Evolutionary Christianity

Some quotes from the article Biblical Christianity is Bankrupt by Michael Dowd.

In the words of Philip K. Dick, “Reality is that which when you stop believing in it doesn’t go away.”

Believing in a personal God—giving mental assent to the existence of a supernatural being with a personality—may or may not make a difference in the life of the believer. When belief does not richly transform one’s experience, however, such belief becomes a booby prize.

The primary cause of the Church’s decline in size and influence in Europe, Canada, Australia, and now in America is its failure to grasp that science reveals God’s nature, God’s ways, and God’s guidance far more accurately than the biblical writers could have understood or transmitted.

The elephant in the sanctuary is this: Nothing is driving young people away from God and Christianity more quickly and surely than the Bible interpreted literally. (This is why some of the New Atheists are promoting Bible study so vigorously.)

The main way Reality is communicating to humanity today is through evidence. To use religious language: God is still speaking, and facts are God’s native tongue—not Hebrew or Greek or King James English. The Church will continue its slide into irrelevance or extinction so long as it equates “scripture” with old legends rather than accumulated evidence. Historical, scientific, and cross-cultural evidence is the main way God is addressing humanity today. To celebrate evidence is to honor “the authority of scripture.”

Ancient, unchanged scriptural stories and doctrinal declarations are inadequate guidance for meeting modern challenges. To restrict the real-world relevance of our religious traditions to what could be known and communicated millennia ago makes no more sense than to consult a first-century text on dental care when you need a root canal.

There were, after all, no such things as distilled alcohol, cocaine, addictive painkillers, television, or Internet porn back when Moses was leading his people or when Jesus was urging that compassion trump scriptural law. If sin was tempting back then, it is even more tempting now. We live in an era of “supernormal stimuli.” …

Consider, too, that the consequences of routine interpersonal conflict were not inflated in biblical times by hair-trigger weapons stored in a pocket, under a car seat, or in a bedside table.
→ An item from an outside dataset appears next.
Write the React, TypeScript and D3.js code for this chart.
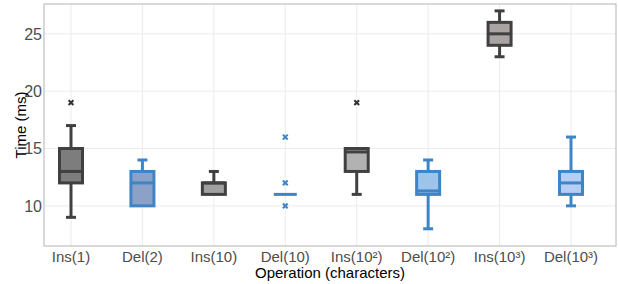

These weapons can maim or kill, moreover, with no preliminary hand-to-hand combat.

The slide into sin dangerous to self and others is far more potent today than when Martin Luther was famously struggling with his own sinful nature nearly five centuries ago. Fortunately, scientific discoveries now help us understand the magnitude of this evolutionary “mismatch” of inherited instincts with the conditions we now have to function in.

Imagining that our (and our loved ones’) temptations and struggles owe to our great, great, great…grandmother eating an apple isn’t particularly helpful or believable today. Moreover, such thinking perpetuates dysfunctional patterns—no matter how much we may pray for relief.

A traditional view of heaven is far from appealing to most Westerners under forty. I have never met a Christian of any age who can look me in the eye and honestly say that an eternity with no challenges or difficulties yet with conscious awareness of the everlasting torment of others, including some they knew and loved, would be heavenly. We all know that would be hell.